↓
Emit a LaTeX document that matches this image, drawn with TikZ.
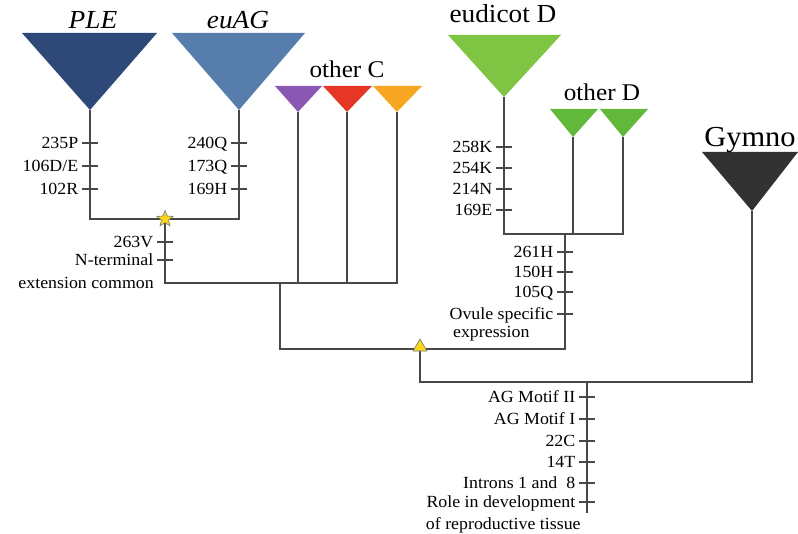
\documentclass[tikz,border=0pt]{standalone}
\usepackage{fontspec}
\setmainfont{Liberation Serif}[FakeStretch=1.05]
\usetikzlibrary{shapes.geometric}

\definecolor{plecol}{RGB}{46,72,120}
\definecolor{euagcol}{RGB}{86,125,172}
\definecolor{purplecol}{RGB}{138,88,178}
\definecolor{redcol}{RGB}{230,55,38}
\definecolor{orangecol}{RGB}{246,166,33}
\definecolor{eudcol}{RGB}{128,196,68}
\definecolor{odcol}{RGB}{98,184,58}
\definecolor{gymcol}{RGB}{50,50,50}
\definecolor{linegray}{RGB}{72,72,72}
\definecolor{markfill}{RGB}{250,215,30}

\begin{document}
\begin{tikzpicture}[x=1pt, y=-1pt,
  branch/.style={draw=linegray, line width=1.5pt, line join=miter},
  tick/.style={draw=linegray, line width=1.5pt},
  clade/.style={font=\fontsize{26}{28}\selectfont, anchor=base, inner sep=0pt},
  smallclade/.style={font=\fontsize{24}{26}\selectfont, anchor=base, inner sep=0pt},
  mut/.style={font=\fontsize{17}{19}\selectfont, anchor=east, inner xsep=3pt,
    inner ysep=0pt, text height=11pt, text depth=0pt},
  starmark/.style={star, star points=5, star point ratio=2.3, fill=markfill,
    draw=black!55, line width=0.6pt, inner sep=0pt, minimum size=17pt},
  trimark/.style={regular polygon, regular polygon sides=3, fill=markfill,
    draw=black!55, line width=0.6pt, inner sep=0pt, minimum size=16pt}
]
  \useasboundingbox (0,0) rectangle (798,534);

  % --- tips of the clades ---
  \coordinate (ple) at (90,110);
  \coordinate (euag) at (239,110);
  \coordinate (cpur) at (298,112);
  \coordinate (cred) at (347,112);
  \coordinate (corg) at (397,112);
  \coordinate (eud) at (504,97);
  \coordinate (odA) at (573,137);
  \coordinate (odB) at (623,137);
  \coordinate (gym) at (752,211);

  % --- joints ---
  \coordinate (jPE) at (165,219);
  \coordinate (jC) at (280,283);
  \coordinate (jD) at (565,234);
  \coordinate (jCD) at (420,349);
  \coordinate (jR) at (587,382);
  \coordinate (rootEnd) at (587,513);

  % --- clade triangles ---
  \fill[plecol] (22,33) -- (157,33) -- (ple) -- cycle;
  \fill[euagcol] (172,33) -- (305,33) -- (euag) -- cycle;
  \fill[purplecol] (275,86) -- (322,86) -- (cpur) -- cycle;
  \fill[redcol] (323,86) -- (372,86) -- (cred) -- cycle;
  \fill[orangecol] (373,86) -- (422,86) -- (corg) -- cycle;
  \fill[eudcol] (448,35) -- (561,35) -- (eud) -- cycle;
  \fill[odcol] (550,109) -- (598,109) -- (odA) -- cycle;
  \fill[odcol] (600,109) -- (648,109) -- (odB) -- cycle;
  \fill[gymcol] (702,152) -- (798,152) -- (gym) -- cycle;

  \node[clade] (lPLE) at (93,29) {\itshape PLE};
  \node[clade] (lEuAG) at (238,29) {\itshape euAG};
  \node[smallclade] (lOtherC) at (347,78) {other C};
  \node[clade] (lEudicot) at (503,23) {eudicot D};
  \node[smallclade] (lOtherD) at (602,101) {other D};
  \node[clade, font=\fontsize{29}{31}\selectfont] (lGymno) at (750,147) {Gymno};

  % --- branches ---
  \draw[branch] (ple) |- (jPE) -| (euag);
  \draw[branch] (jPE) |- (jC);
  \draw[branch] (cpur) |- (jC);
  \draw[branch] (cred) |- (jC);
  \draw[branch] (corg) |- (jC);
  \draw[branch] (eud) |- (jD);
  \draw[branch] (odA) |- (jD);
  \draw[branch] (odB) |- (jD);
  \draw[branch] (jC) |- (jCD);
  \draw[branch] (jD) |- (jCD);
  \draw[branch] (jCD) |- (jR);
  \draw[branch] (gym) |- (jR);
  \draw[branch] (jR) -- (rootEnd);

  % --- character changes ---
  \foreach \y/\t in {143/235P, 166/{106D/E}, 189/102R}
    \draw[tick] (82,\y) -- (98,\y) node[mut, pos=0] (mP\y) {\t};
  \foreach \y/\t in {143/240Q, 166/173Q, 189/169H}
    \draw[tick] (231,\y) -- (247,\y) node[mut, pos=0] (mE\y) {\t};
  \foreach \y/\t in {147/258K, 168/254K, 189/214N, 210/169E}
    \draw[tick] (496,\y) -- (512,\y) node[mut, pos=0] (mD\y) {\t};
  \foreach \y/\t in {252/261H, 272/150H, 292/105Q, 314/Ovule specific}
    \draw[tick] (557,\y) -- (573,\y) node[mut, pos=0] (mOD\y) {\t};
  \foreach \y/\t in {397/AG Motif II, 419/AG Motif I, 441/22C, 462/14T,
      483/{Introns 1 and\ \ 8}, 502/Role in development}
    \draw[tick] (579,\y) -- (595,\y) node[mut, pos=0] (mR\y) {\t};
  \foreach \y/\t in {242/263V, 260/N-terminal}
    \draw[tick] (157,\y) -- (173,\y) node[mut, pos=0] (mPE\y) {\t};

  % second lines
  \node[mut, anchor=base east] (mExt) at ([yshift=-23pt]mPE260.base east) {extension common};
  \node[mut, anchor=base west] (mExpr) at ([yshift=-18pt, xshift=4pt]mOD314.base west) {expression};
  \node[mut, anchor=base west] (mTissue) at ([yshift=-22pt]mR502.base west) {of reproductive tissue};

  % --- markers ---
  \node[starmark] (starPE) at (jPE) {};
  \node[trimark] (triCD) at (420,347) {};
\end{tikzpicture}
\end{document}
↑
### PROBLEM REQUIREMENTS
Set the data above down again exactly as given, with no pictures.

### THE REPLY
Emit a LaTeX document that matches this image, drawn with TikZ.
\documentclass[tikz,border=0pt]{standalone}
\usepackage{fontspec}
\setmainfont{Liberation Serif}[FakeStretch=1.05]
\usetikzlibrary{shapes.geometric}

\definecolor{plecol}{RGB}{46,72,120}
\definecolor{euagcol}{RGB}{86,125,172}
\definecolor{purplecol}{RGB}{138,88,178}
\definecolor{redcol}{RGB}{230,55,38}
\definecolor{orangecol}{RGB}{246,166,33}
\definecolor{eudcol}{RGB}{128,196,68}
\definecolor{odcol}{RGB}{98,184,58}
\definecolor{gymcol}{RGB}{50,50,50}
\definecolor{linegray}{RGB}{72,72,72}
\definecolor{markfill}{RGB}{250,215,30}

\begin{document}
\begin{tikzpicture}[x=1pt, y=-1pt,
  branch/.style={draw=linegray, line width=1.5pt, line join=miter},
  tick/.style={draw=linegray, line width=1.5pt},
  clade/.style={font=\fontsize{26}{28}\selectfont, anchor=base, inner sep=0pt},
  smallclade/.style={font=\fontsize{24}{26}\selectfont, anchor=base, inner sep=0pt},
  mut/.style={font=\fontsize{17}{19}\selectfont, anchor=east, inner xsep=3pt,
    inner ysep=0pt, text height=11pt, text depth=0pt},
  starmark/.style={star, star points=5, star point ratio=2.3, fill=markfill,
    draw=black!55, line width=0.6pt, inner sep=0pt, minimum size=17pt},
  trimark/.style={regular polygon, regular polygon sides=3, fill=markfill,
    draw=black!55, line width=0.6pt, inner sep=0pt, minimum size=16pt}
]
  \useasboundingbox (0,0) rectangle (798,534);

  % --- tips of the clades ---
  \coordinate (ple) at (90,110);
  \coordinate (euag) at (239,110);
  \coordinate (cpur) at (298,112);
  \coordinate (cred) at (347,112);
  \coordinate (corg) at (397,112);
  \coordinate (eud) at (504,97);
  \coordinate (odA) at (573,137);
  \coordinate (odB) at (623,137);
  \coordinate (gym) at (752,211);

  % --- joints ---
  \coordinate (jPE) at (165,219);
  \coordinate (jC) at (280,283);
  \coordinate (jD) at (565,234);
  \coordinate (jCD) at (420,349);
  \coordinate (jR) at (587,382);
  \coordinate (rootEnd) at (587,513);

  % --- clade triangles ---
  \fill[plecol] (22,33) -- (157,33) -- (ple) -- cycle;
  \fill[euagcol] (172,33) -- (305,33) -- (euag) -- cycle;
  \fill[purplecol] (275,86) -- (322,86) -- (cpur) -- cycle;
  \fill[redcol] (323,86) -- (372,86) -- (cred) -- cycle;
  \fill[orangecol] (373,86) -- (422,86) -- (corg) -- cycle;
  \fill[eudcol] (448,35) -- (561,35) -- (eud) -- cycle;
  \fill[odcol] (550,109) -- (598,109) -- (odA) -- cycle;
  \fill[odcol] (600,109) -- (648,109) -- (odB) -- cycle;
  \fill[gymcol] (702,152) -- (798,152) -- (gym) -- cycle;

  \node[clade] (lPLE) at (93,29) {\itshape PLE};
  \node[clade] (lEuAG) at (238,29) {\itshape euAG};
  \node[smallclade] (lOtherC) at (347,78) {other C};
  \node[clade] (lEudicot) at (503,23) {eudicot D};
  \node[smallclade] (lOtherD) at (602,101) {other D};
  \node[clade, font=\fontsize{29}{31}\selectfont] (lGymno) at (750,147) {Gymno};

  % --- branches ---
  \draw[branch] (ple) |- (jPE) -| (euag);
  \draw[branch] (jPE) |- (jC);
  \draw[branch] (cpur) |- (jC);
  \draw[branch] (cred) |- (jC);
  \draw[branch] (corg) |- (jC);
  \draw[branch] (eud) |- (jD);
  \draw[branch] (odA) |- (jD);
  \draw[branch] (odB) |- (jD);
  \draw[branch] (jC) |- (jCD);
  \draw[branch] (jD) |- (jCD);
  \draw[branch] (jCD) |- (jR);
  \draw[branch] (gym) |- (jR);
  \draw[branch] (jR) -- (rootEnd);

  % --- character changes ---
  \foreach \y/\t in {143/235P, 166/{106D/E}, 189/102R}
    \draw[tick] (82,\y) -- (98,\y) node[mut, pos=0] (mP\y) {\t};
  \foreach \y/\t in {143/240Q, 166/173Q, 189/169H}
    \draw[tick] (231,\y) -- (247,\y) node[mut, pos=0] (mE\y) {\t};
  \foreach \y/\t in {147/258K, 168/254K, 189/214N, 210/169E}
    \draw[tick] (496,\y) -- (512,\y) node[mut, pos=0] (mD\y) {\t};
  \foreach \y/\t in {252/261H, 272/150H, 292/105Q, 314/Ovule specific}
    \draw[tick] (557,\y) -- (573,\y) node[mut, pos=0] (mOD\y) {\t};
  \foreach \y/\t in {397/AG Motif II, 419/AG Motif I, 441/22C, 462/14T,
      483/{Introns 1 and\ \ 8}, 502/Role in development}
    \draw[tick] (579,\y) -- (595,\y) node[mut, pos=0] (mR\y) {\t};
  \foreach \y/\t in {242/263V, 260/N-terminal}
    \draw[tick] (157,\y) -- (173,\y) node[mut, pos=0] (mPE\y) {\t};

  % second lines
  \node[mut, anchor=base east] (mExt) at ([yshift=-23pt]mPE260.base east) {extension common};
  \node[mut, anchor=base west] (mExpr) at ([yshift=-18pt, xshift=4pt]mOD314.base west) {expression};
  \node[mut, anchor=base west] (mTissue) at ([yshift=-22pt]mR502.base west) {of reproductive tissue};

  % --- markers ---
  \node[starmark] (starPE) at (jPE) {};
  \node[trimark] (triCD) at (420,347) {};
\end{tikzpicture}
\end{document}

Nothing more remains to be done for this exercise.